Minister of Fisheries Jacob Vestergaard announced in July 2020 that the Faroese authorities would follow a scientifically based management plan in setting the maximum number of fishing days for demersal fisheries. This was implemented in a Executive Order in December 2020 setting the number of fishing days for 2021. Thus, the Minister of Fisheries implemented a recommendation by a working group with members from the industry and the research environment.
‘Our objective is to manage fishing stocks under Faroese sovereignty in such a manner, that the future generations can obtain the same benefits from our sea resources as the current generations,’ Jacob Vestergaard said.
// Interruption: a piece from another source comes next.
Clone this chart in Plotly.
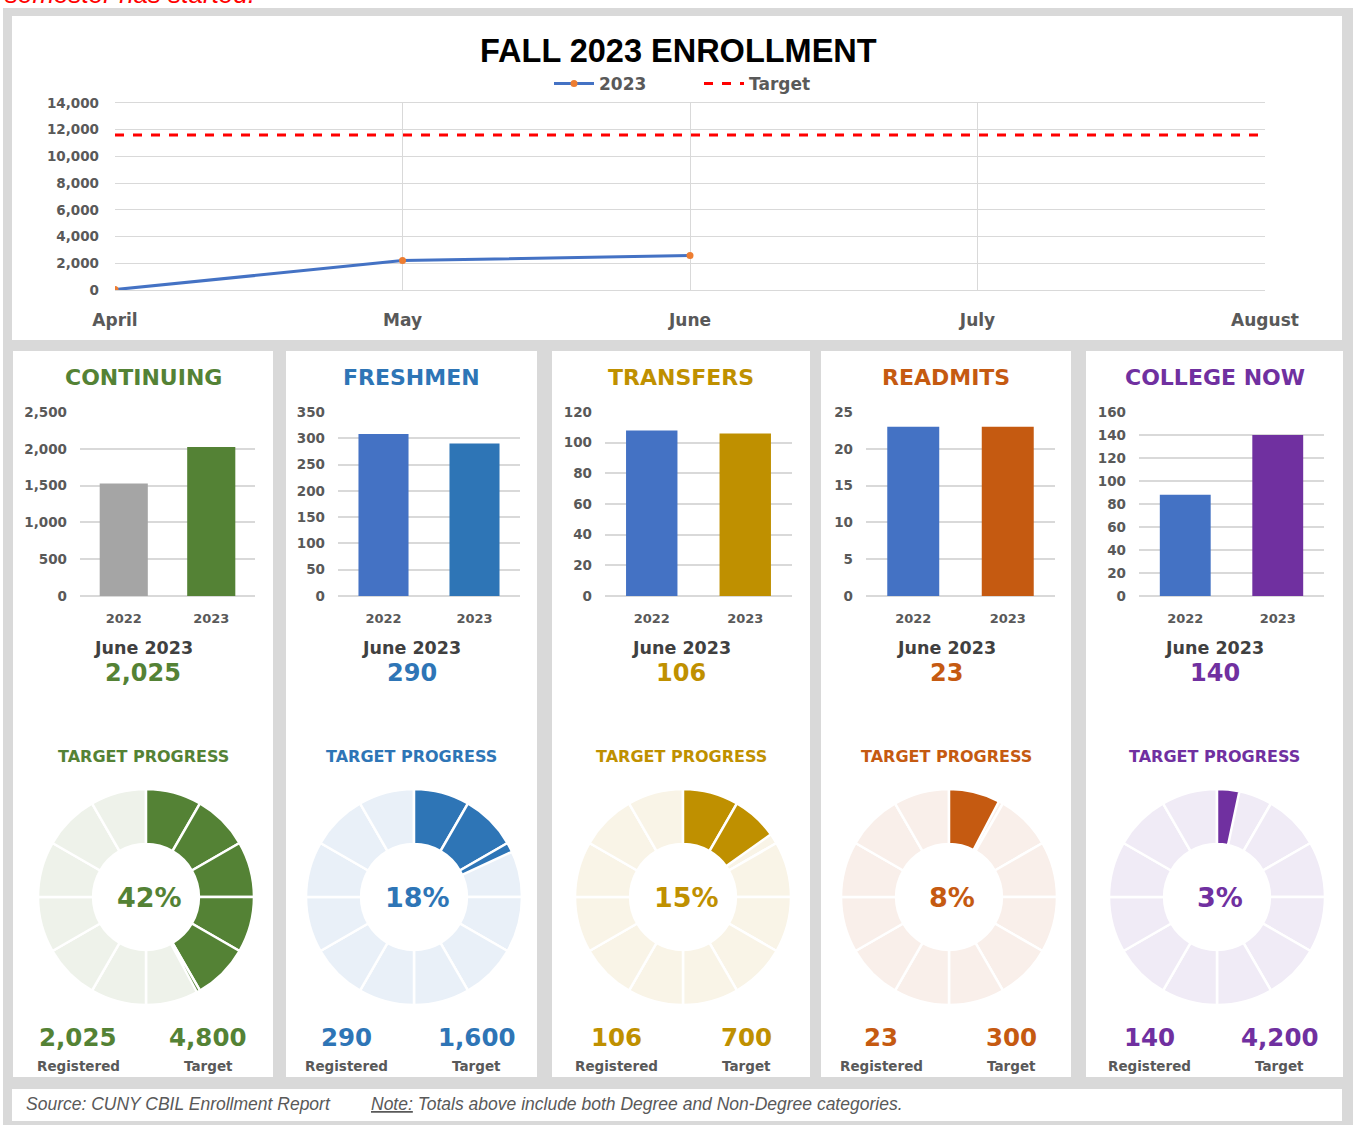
import plotly.graph_objects as go

W, H = 1353, 1125

# ---------------- data ----------------
months = ["April", "May", "June", "July", "August"]
enroll_2023 = [30, 2200, 2584]
target_line = [11600, 11600, 11600, 11600, 11600]

categories = ["CONTINUING", "FRESHMEN", "TRANSFERS", "READMITS", "COLLEGE NOW"]
years = ["2022", "2023"]
june_2022 = [1530, 308, 108, 23, 88]
june_2023 = [2025, 290, 106, 23, 140]
targets = [4800, 1600, 700, 300, 4200]
y_max = [2500, 350, 120, 25, 160]
y_dtick = [500, 50, 20, 5, 20]

# ---------------- styles ----------------
main_col = ["#548235", "#2E75B6", "#BF9000", "#C55A11", "#7030A0"]
bar22_col = ["#A5A5A5", "#4472C4", "#4472C4", "#4472C4", "#4472C4"]
light_col = ["#EEF2EA", "#E9F0F8", "#F9F4E7", "#F9EFEA", "#F0EBF6"]
panel_x = [(13, 273), (286, 537), (552, 810), (821, 1071), (1086, 1343)]
bar_dom = [(80, 255), (338, 520), (605, 792), (866, 1055), (1139, 1324)]
donut_cx = [146, 414, 683, 949, 1217]
GRAY = "#595959"
DARK = "#404040"
FONT = "DejaVu Sans, Verdana, sans-serif"
ARIAL = "Liberation Sans, Arial, sans-serif"


def px(x):
    return x / W


def py(y):
    return 1 - y / H


def note(text, x, y, size, color, xanchor="center", family=FONT):
    return dict(text=text, x=px(x), y=py(y), xref="paper", yref="paper",
                xanchor=xanchor, yanchor="middle", showarrow=False,
                font=dict(size=size, color=color, family=family))


fig = go.Figure()

# ---------------- line chart ----------------
fig.add_trace(go.Scatter(
    x=months[:len(enroll_2023)], y=enroll_2023, name="2023", mode="lines+markers",
    line=dict(color="#4472C4", width=3), marker=dict(color="#ED7D31", size=7),
    xaxis="x", yaxis="y"))
fig.add_trace(go.Scatter(
    x=months, y=target_line, name="Target", mode="lines",
    line=dict(color="#FF0000", width=3, dash="dash"), xaxis="x", yaxis="y"))

layout = dict(
    width=W, height=H, margin=dict(l=0, r=0, t=0, b=0, pad=0, autoexpand=False),
    paper_bgcolor="white", plot_bgcolor="rgba(0,0,0,0)",
    font=dict(family=FONT, color=GRAY),
    showlegend=True, bargap=0.45,
    legend=dict(orientation="h", x=px(549), xanchor="left", y=py(84), yanchor="middle",
                font=dict(size=17, color=GRAY, weight="bold", family=FONT),
                bgcolor="rgba(0,0,0,0)", itemwidth=40, entrywidth=95),
    xaxis=dict(domain=[px(115), px(1265)], anchor="y", type="category",
               categoryorder="array", categoryarray=months, range=[0, 4],
               showgrid=True, gridcolor="#D9D9D9", gridwidth=1, zeroline=False,
               showline=True, mirror=True, linecolor="#D9D9D9", automargin=False,
               tickfont=dict(size=17, color=GRAY, weight="bold"), ticklabelstandoff=15,
               fixedrange=True),
    yaxis=dict(domain=[py(290), py(103)], anchor="x", range=[0, 14000], dtick=2000,
               tickformat=",", showgrid=True, gridcolor="#D9D9D9", zeroline=False,
               showline=False, tickfont=dict(size=13.5, color=GRAY, weight="bold"),
               ticklabelstandoff=15, fixedrange=True, automargin=False),
)

shapes = []
annotations = []

# background frame
shapes.append(dict(type="rect", xref="paper", yref="paper", x0=px(3), x1=px(1353),
                   y0=py(1125), y1=py(8), fillcolor="#D9D9D9", line=dict(width=0), layer="below"))
# top panel
shapes.append(dict(type="rect", xref="paper", yref="paper", x0=px(12), x1=px(1342),
                   y0=py(340), y1=py(16), fillcolor="white", line=dict(width=0), layer="below"))
# footer panel
shapes.append(dict(type="rect", xref="paper", yref="paper", x0=px(12), x1=px(1342),
                   y0=py(1121), y1=py(1089), fillcolor="white", line=dict(width=0), layer="below"))

annotations.append(note("<b>FALL 2023 ENROLLMENT</b>", 678, 51, 32.5, "#000000", family=ARIAL))

# cut-off red note at the very top (as in the reference)
annotations.append(dict(text="<i>semester has started.</i>", x=px(3), y=py(11),
                        xref="paper", yref="paper", xanchor="left", yanchor="bottom",
                        showarrow=False, font=dict(size=26, color="#FF0000", family=ARIAL)))

# ---------------- panels ----------------
for i, cat in enumerate(categories):
    x0, x1 = panel_x[i]
    cx = (x0 + x1) / 2
    shapes.append(dict(type="rect", xref="paper", yref="paper", x0=px(x0), x1=px(x1),
                       y0=py(1077), y1=py(351), fillcolor="white", line=dict(width=0),
                       layer="below"))
    k = i + 2
    xa, ya = f"x{k}", f"y{k}"
    fig.add_trace(go.Bar(x=years, y=[june_2022[i], june_2023[i]],
                         marker=dict(color=[bar22_col[i], main_col[i]], line=dict(width=0)),
                         xaxis=xa, yaxis=ya, showlegend=False, hoverinfo="x+y"))
    d0, d1 = bar_dom[i]
    layout[f"xaxis{k}"] = dict(domain=[px(d0), px(d1)], anchor=ya, type="category",
                               showgrid=False, zeroline=False, showline=False,
                               automargin=False,
                               tickfont=dict(size=13, color=GRAY, weight="bold"),
                               ticklabelstandoff=13, fixedrange=True)
    layout[f"yaxis{k}"] = dict(domain=[py(596), py(412)], anchor=xa,
                               range=[0, y_max[i]], dtick=y_dtick[i], tickformat=",",
                               showgrid=True, gridcolor="#D9D9D9", gridwidth=1.5,
                               zeroline=True, zerolinecolor="#D9D9D9", zerolinewidth=1.5,
                               showline=False, automargin=False,
                               tickfont=dict(size=13.5, color=GRAY, weight="bold"),
                               ticklabelstandoff=12, fixedrange=True)

    # texts
    annotations.append(note(f"<b>{cat}</b>", cx, 377, 22, main_col[i]))
    annotations.append(note("<b>June 2023</b>", cx, 648, 17.5, DARK))
    annotations.append(note(f"<b>{june_2023[i]:,}</b>", cx, 673, 24, main_col[i]))
    annotations.append(note("<b>TARGET PROGRESS</b>", cx, 756, 16, main_col[i]))

    # donut
    pct = june_2023[i] / targets[i]
    dcx, dcy, r = donut_cx[i], 897, 108
    dom = dict(x=[px(dcx - r), px(dcx + r)], y=[py(dcy + r), py(dcy - r)])
    fig.add_trace(go.Pie(values=[1] * 12, sort=False, direction="clockwise", rotation=0,
                         hole=0.49, domain=dom, textinfo="none", hoverinfo="skip",
                         marker=dict(colors=[light_col[i]] * 12,
                                     line=dict(color="white", width=2.5)),
                         showlegend=False))
    seg = 1 / 12
    vals, cols, lcols = [], [], []
    rem = pct
    while rem > 1e-9:
        v = min(seg, rem)
        vals.append(v)
        cols.append(main_col[i])
        lcols.append("white")
        rem -= v
    vals.append(1 - pct)
    cols.append("rgba(0,0,0,0)")
    lcols.append("rgba(0,0,0,0)")
    fig.add_trace(go.Pie(values=vals, sort=False, direction="clockwise", rotation=0,
                         hole=0.49, domain=dom, textinfo="none", hoverinfo="skip",
                         marker=dict(colors=cols, line=dict(color=lcols, width=2.5)),
                         showlegend=False))
    annotations.append(note(f"<b>{round(pct * 100)}%</b>", dcx + 3, 897, 27, main_col[i]))

    # registered / target
    for val, lab, off in [(june_2023[i], "Registered", -65), (targets[i], "Target", 65)]:
        annotations.append(note(f"<b>{val:,}</b>", cx + off, 1037, 24.5, main_col[i]))
        annotations.append(note(f"<b>{lab}</b>", cx + off, 1066, 13.5, GRAY))

# footer
NARROW = "Liberation Sans Narrow, Arial Narrow, Liberation Sans, sans-serif"
annotations.append(note("<i>Source: CUNY CBIL Enrollment Report</i>", 24, 1104, 17.5,
                        GRAY, xanchor="left", family=NARROW))
annotations.append(note("<i><u>Note:</u> Totals above include both Degree and Non-Degree categories.</i>",
                        369, 1104, 17.5, GRAY, xanchor="left", family=NARROW))

layout["shapes"] = shapes
layout["annotations"] = annotations
fig.update_layout(**layout)

fig.write_html("out.html", config={"displayModeBar": False})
‘I therefore chose to implement a system with a management plan based on scientific advice for each fish species, where we in a systematic manner follow the scientific advice to ensure sustainable fisheries. It is very satisfying to see that these efforts already pay off with this recognition by the MSC. This benefits all parties, since the world demands sustainably caught fish products, while we need the income from the fish exports.’
‘The Faroese fishing industry contacted us in 2019 initiating the process to certify the Faroese fisheries as sustainable according to international standards,’ explained MSC’s Gísli Gíslason.
‘The background was that the Faroese authorities had decided to implement a management plan for setting the maximum number of fishing days based on scientific advice. So Faroese society has chosen to comply with scientific recommendations in managing their fish stocks. Our experts have reviewed the data, recommendations, and the fishery management systems with respect to our three main principles. The process has been thorough but now we have finalised the certification process and approved the fisheries as sustainable. I also applaud that the Faroese industry has organised themselves in an organisation FISF, which administers their international certifications. This will for sure speed up the development and knowledge sharing in the industry,’ he said.
FISF has represented the Faroese industry in the process of certifying the Faroese fisheries as sustainable.
‘Our co-operation with MSC has been very satisfactory,’ said FISF CEO Durita í Grótinum.
‘The MSC has a lot of formal requirements to the fisheries and the fisheries management system to meet their principles. That we have been able to achieve this goal is because the Faroese authorities have listened to experts to implement a management plan. It is vital that we follow through in accordance to the management plan for the different fish species to preserve the MSC certification. It has also been vital that the Faroese Marine Research Institute has internationally recognised scientists, who foster scientific confidence in the Faroese fisheries management system.’